The 73 sites are representative of various aspects of Texas history and geography. The authors divide the book into six sections and include an introductory essay for each – The Land, The Indian Presence, French and Spaniards, 19th Century Forts and Communications, 19th Century Settlements and Industries, and Texas in the 20th Century.
Even with such an excellent collection as this, the authors concede that there are many other locales not covered. "Texas has hundreds of sites," they write, "where important events and developments – wars, migrations, treaties, and inventions – took place."
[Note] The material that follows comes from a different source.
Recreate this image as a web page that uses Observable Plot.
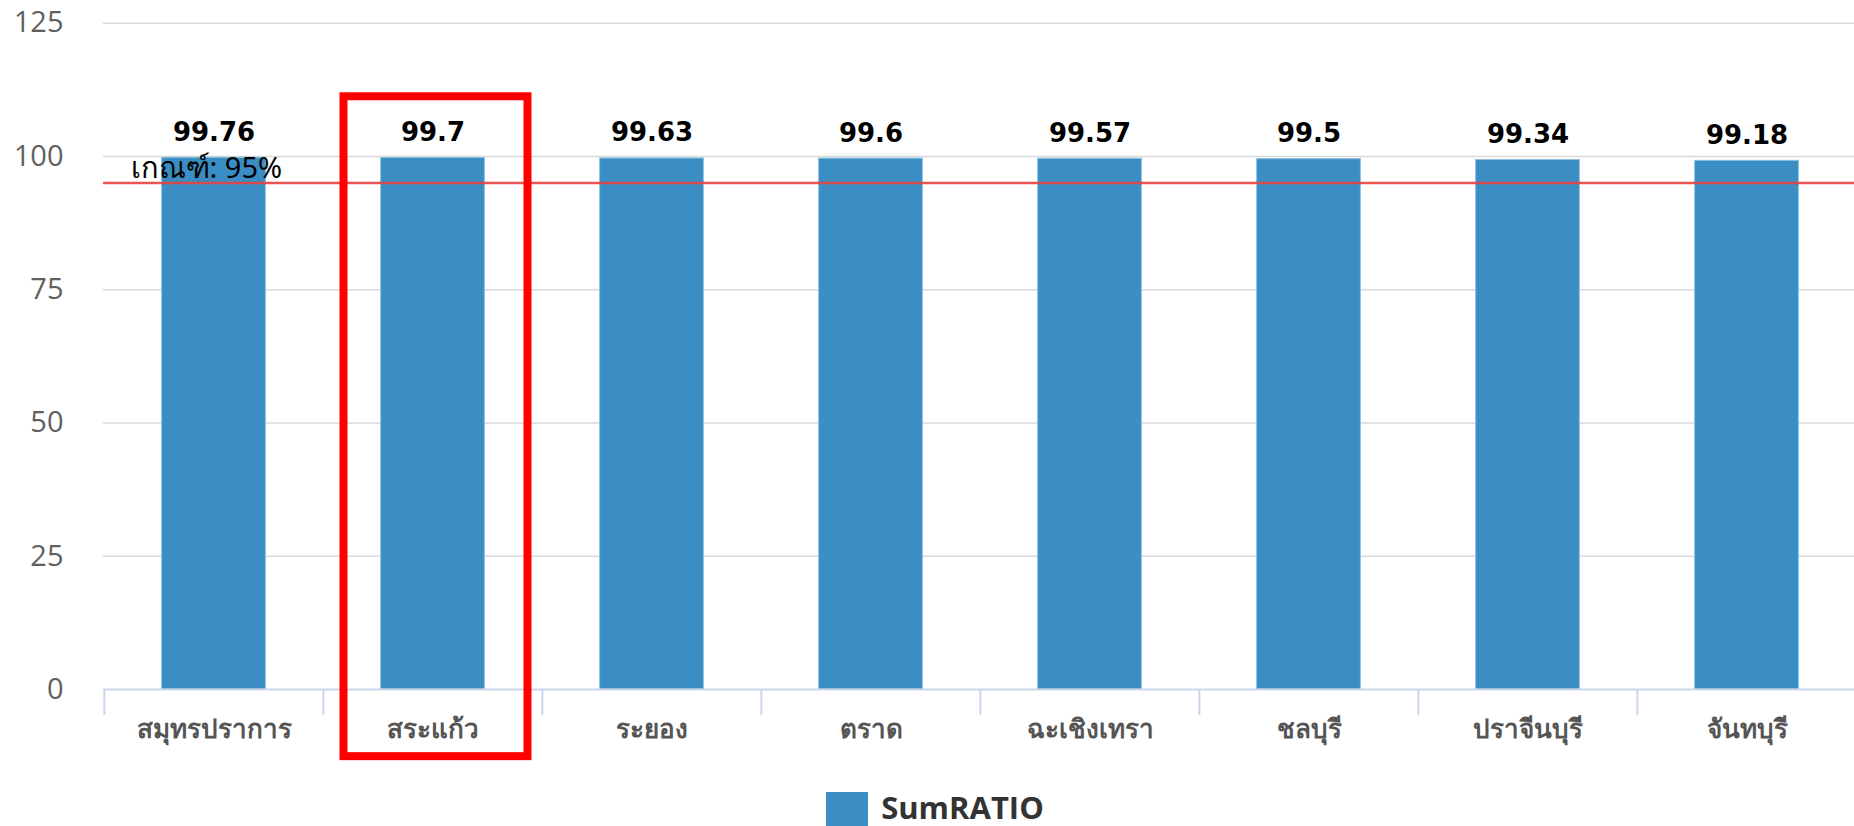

Still, readers will find in these 73 selections a rich variety of the state’s history and culture in such places as the Big Thicket, Fort Richardson (Jacksboro), Caddo Mounds (Alto), Camino Real in Nacogdoches and San Augustine, Palo Alto Battlefield (Brownsville), Indianola, Washington-on-the-Brazos, Fort Concho in San Angelo, Fort Phantom in Abilene, the main square in San Marcos, the Salt War (El Paso), the industrial ghost town of Thurber, the Houston Ship Channel, the Fort Worth Stockyards, the LBJ Ranch, and Six Flags Over Texas.
A little about how the pictures were taken: "Jack (Graves) deliberately kept his altitude low – usually about 300 to 800 feet above the ground," the book explains, "in order to capture the texture of the places. We chose this ‘bird’s-eye’ perspective because we wanted to provide a rather intimate but unfamiliar look at the Lone Star State’s history and geography. We feel that this perspective perfectly captures the details while also presenting the bigger picture."
"Historic Texas from the Air" is an impressive and readable representation of Texas history that deserves a place in every Texan’s library.